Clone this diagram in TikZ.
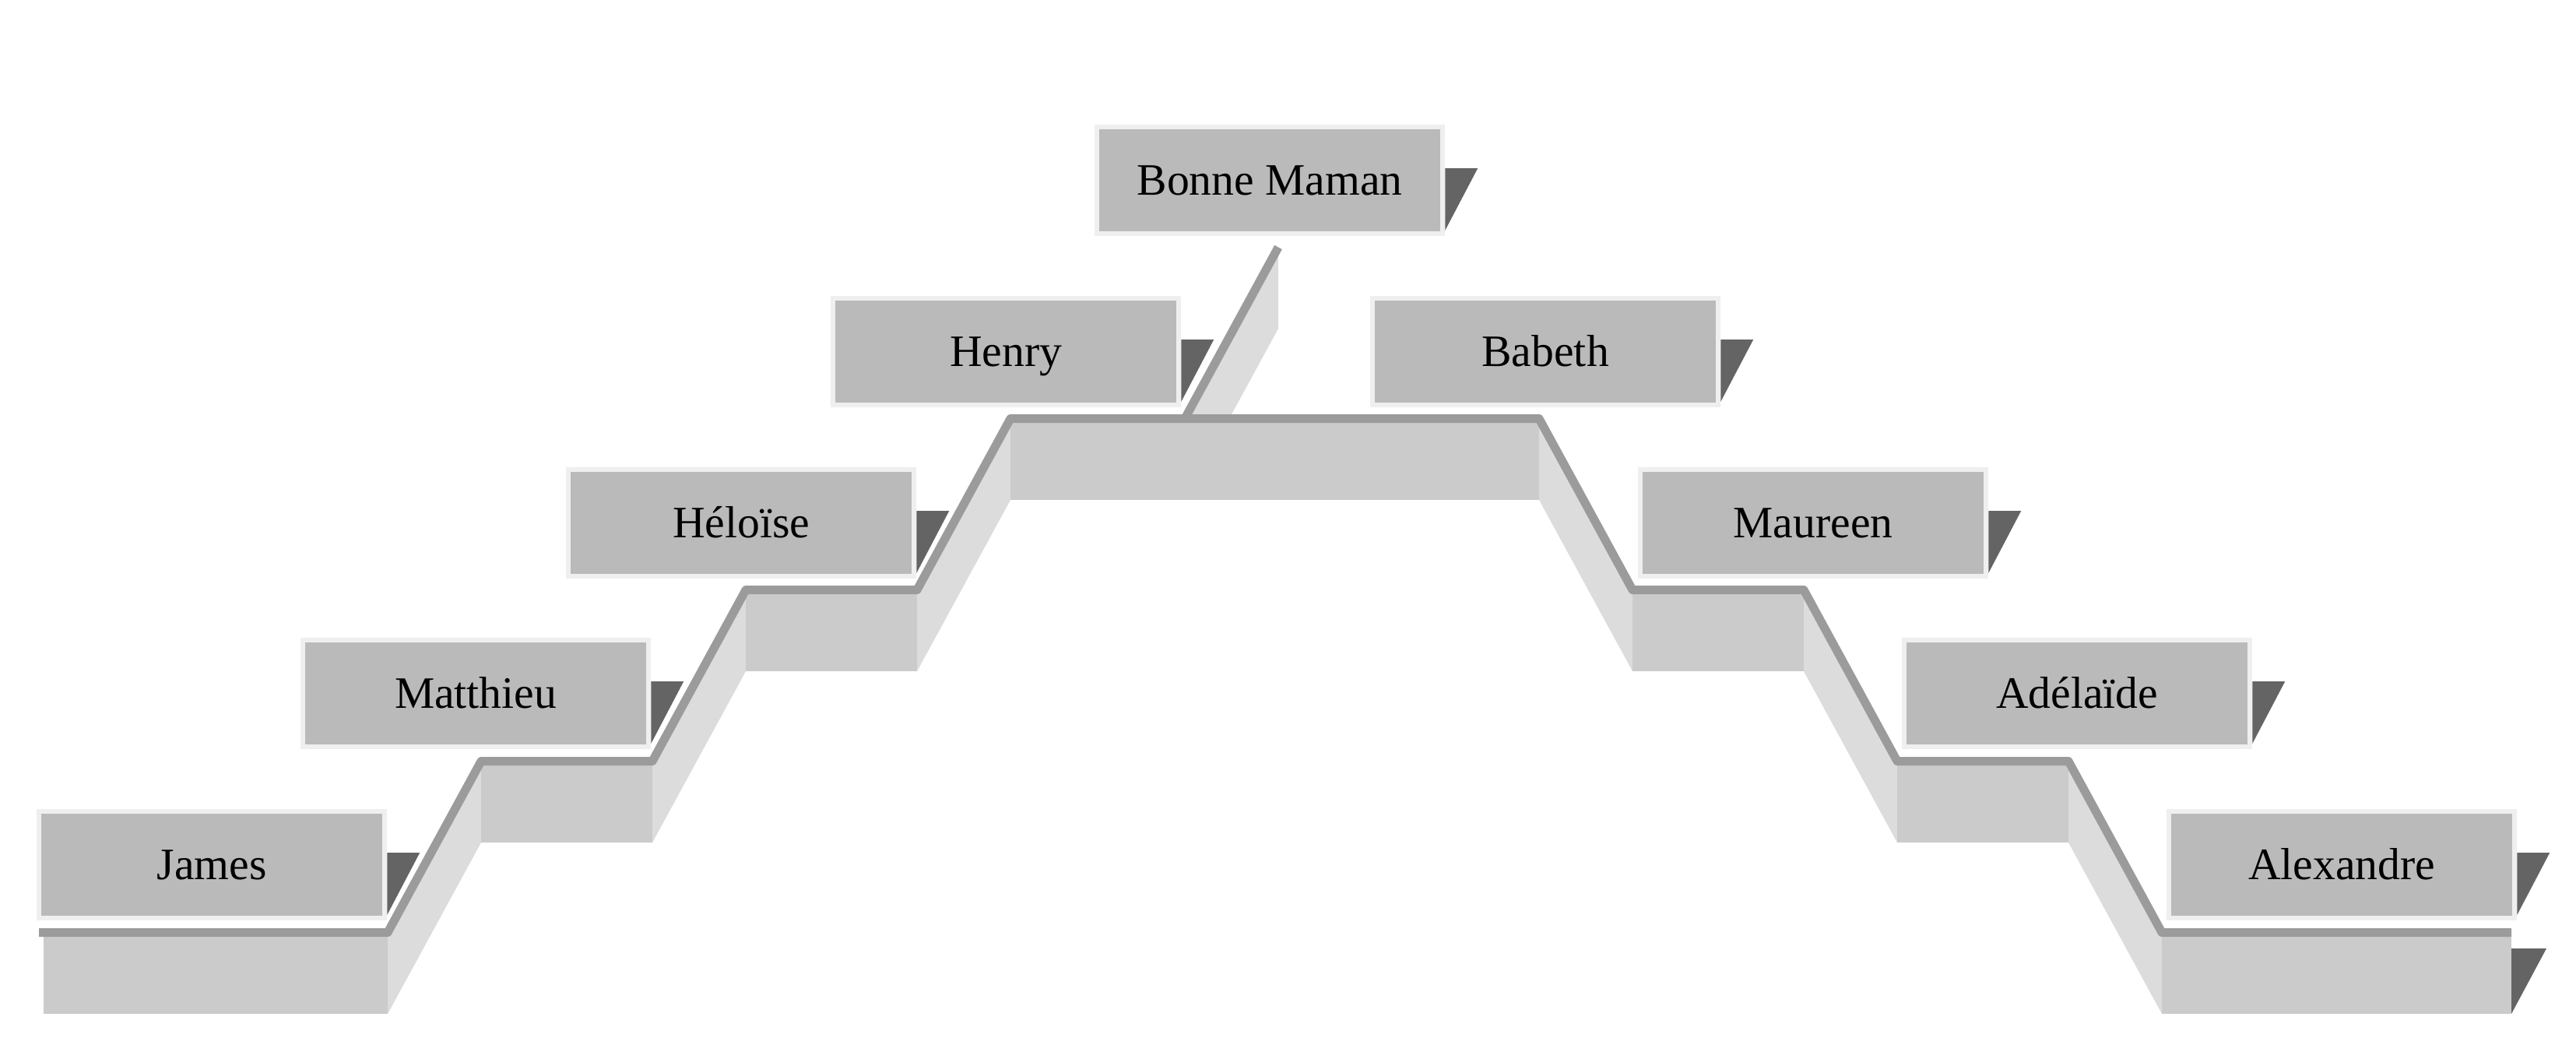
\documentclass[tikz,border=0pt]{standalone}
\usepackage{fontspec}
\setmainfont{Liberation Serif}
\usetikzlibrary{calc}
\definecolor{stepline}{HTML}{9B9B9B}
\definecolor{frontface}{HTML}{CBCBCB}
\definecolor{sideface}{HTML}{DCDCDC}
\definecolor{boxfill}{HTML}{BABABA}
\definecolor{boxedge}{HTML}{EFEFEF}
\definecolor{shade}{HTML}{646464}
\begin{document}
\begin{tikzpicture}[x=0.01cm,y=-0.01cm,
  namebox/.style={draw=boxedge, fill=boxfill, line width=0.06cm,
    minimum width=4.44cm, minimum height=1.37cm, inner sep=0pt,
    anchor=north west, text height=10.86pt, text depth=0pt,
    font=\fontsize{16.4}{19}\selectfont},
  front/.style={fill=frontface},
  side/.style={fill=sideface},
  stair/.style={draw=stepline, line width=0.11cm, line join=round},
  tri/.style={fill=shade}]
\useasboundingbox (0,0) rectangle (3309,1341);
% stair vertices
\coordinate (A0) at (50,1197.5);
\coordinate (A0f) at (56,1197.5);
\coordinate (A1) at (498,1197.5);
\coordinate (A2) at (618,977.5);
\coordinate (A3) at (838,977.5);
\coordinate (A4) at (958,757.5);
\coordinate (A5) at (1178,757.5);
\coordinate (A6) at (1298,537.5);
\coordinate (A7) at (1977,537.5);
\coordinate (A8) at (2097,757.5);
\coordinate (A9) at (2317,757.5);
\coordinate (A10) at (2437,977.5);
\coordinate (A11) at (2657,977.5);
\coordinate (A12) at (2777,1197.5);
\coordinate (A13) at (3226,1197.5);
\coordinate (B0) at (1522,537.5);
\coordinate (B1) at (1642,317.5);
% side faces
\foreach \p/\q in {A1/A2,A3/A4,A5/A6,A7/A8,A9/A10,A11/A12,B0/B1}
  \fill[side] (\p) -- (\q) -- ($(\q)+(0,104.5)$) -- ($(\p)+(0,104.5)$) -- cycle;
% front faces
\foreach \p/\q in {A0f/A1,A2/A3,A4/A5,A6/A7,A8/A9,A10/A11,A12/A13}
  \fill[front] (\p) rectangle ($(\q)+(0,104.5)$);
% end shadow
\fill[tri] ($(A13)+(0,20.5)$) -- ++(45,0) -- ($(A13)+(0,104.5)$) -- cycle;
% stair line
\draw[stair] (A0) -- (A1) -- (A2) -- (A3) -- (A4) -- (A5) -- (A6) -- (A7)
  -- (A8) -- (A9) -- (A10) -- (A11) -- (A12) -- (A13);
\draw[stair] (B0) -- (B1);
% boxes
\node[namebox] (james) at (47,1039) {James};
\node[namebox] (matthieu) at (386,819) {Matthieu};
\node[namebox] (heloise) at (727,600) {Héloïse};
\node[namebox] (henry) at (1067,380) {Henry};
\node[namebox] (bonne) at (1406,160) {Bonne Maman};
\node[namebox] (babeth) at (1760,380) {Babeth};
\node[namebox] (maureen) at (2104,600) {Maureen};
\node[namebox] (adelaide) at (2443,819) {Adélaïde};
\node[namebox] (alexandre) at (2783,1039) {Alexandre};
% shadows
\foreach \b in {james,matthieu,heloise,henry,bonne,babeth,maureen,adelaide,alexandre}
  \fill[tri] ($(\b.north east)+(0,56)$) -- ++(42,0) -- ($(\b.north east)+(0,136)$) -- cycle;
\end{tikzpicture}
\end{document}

==============================

Without the pictures, retype the whole of the material above exactly.

Clone this diagram in TikZ.
\documentclass[tikz,border=0pt]{standalone}
\usepackage{fontspec}
\setmainfont{Liberation Serif}
\usetikzlibrary{calc}
\definecolor{stepline}{HTML}{9B9B9B}
\definecolor{frontface}{HTML}{CBCBCB}
\definecolor{sideface}{HTML}{DCDCDC}
\definecolor{boxfill}{HTML}{BABABA}
\definecolor{boxedge}{HTML}{EFEFEF}
\definecolor{shade}{HTML}{646464}
\begin{document}
\begin{tikzpicture}[x=0.01cm,y=-0.01cm,
  namebox/.style={draw=boxedge, fill=boxfill, line width=0.06cm,
    minimum width=4.44cm, minimum height=1.37cm, inner sep=0pt,
    anchor=north west, text height=10.86pt, text depth=0pt,
    font=\fontsize{16.4}{19}\selectfont},
  front/.style={fill=frontface},
  side/.style={fill=sideface},
  stair/.style={draw=stepline, line width=0.11cm, line join=round},
  tri/.style={fill=shade}]
\useasboundingbox (0,0) rectangle (3309,1341);
% stair vertices
\coordinate (A0) at (50,1197.5);
\coordinate (A0f) at (56,1197.5);
\coordinate (A1) at (498,1197.5);
\coordinate (A2) at (618,977.5);
\coordinate (A3) at (838,977.5);
\coordinate (A4) at (958,757.5);
\coordinate (A5) at (1178,757.5);
\coordinate (A6) at (1298,537.5);
\coordinate (A7) at (1977,537.5);
\coordinate (A8) at (2097,757.5);
\coordinate (A9) at (2317,757.5);
\coordinate (A10) at (2437,977.5);
\coordinate (A11) at (2657,977.5);
\coordinate (A12) at (2777,1197.5);
\coordinate (A13) at (3226,1197.5);
\coordinate (B0) at (1522,537.5);
\coordinate (B1) at (1642,317.5);
% side faces
\foreach \p/\q in {A1/A2,A3/A4,A5/A6,A7/A8,A9/A10,A11/A12,B0/B1}
  \fill[side] (\p) -- (\q) -- ($(\q)+(0,104.5)$) -- ($(\p)+(0,104.5)$) -- cycle;
% front faces
\foreach \p/\q in {A0f/A1,A2/A3,A4/A5,A6/A7,A8/A9,A10/A11,A12/A13}
  \fill[front] (\p) rectangle ($(\q)+(0,104.5)$);
% end shadow
\fill[tri] ($(A13)+(0,20.5)$) -- ++(45,0) -- ($(A13)+(0,104.5)$) -- cycle;
% stair line
\draw[stair] (A0) -- (A1) -- (A2) -- (A3) -- (A4) -- (A5) -- (A6) -- (A7)
  -- (A8) -- (A9) -- (A10) -- (A11) -- (A12) -- (A13);
\draw[stair] (B0) -- (B1);
% boxes
\node[namebox] (james) at (47,1039) {James};
\node[namebox] (matthieu) at (386,819) {Matthieu};
\node[namebox] (heloise) at (727,600) {Héloïse};
\node[namebox] (henry) at (1067,380) {Henry};
\node[namebox] (bonne) at (1406,160) {Bonne Maman};
\node[namebox] (babeth) at (1760,380) {Babeth};
\node[namebox] (maureen) at (2104,600) {Maureen};
\node[namebox] (adelaide) at (2443,819) {Adélaïde};
\node[namebox] (alexandre) at (2783,1039) {Alexandre};
% shadows
\foreach \b in {james,matthieu,heloise,henry,bonne,babeth,maureen,adelaide,alexandre}
  \fill[tri] ($(\b.north east)+(0,56)$) -- ++(42,0) -- ($(\b.north east)+(0,136)$) -- cycle;
\end{tikzpicture}
\end{document}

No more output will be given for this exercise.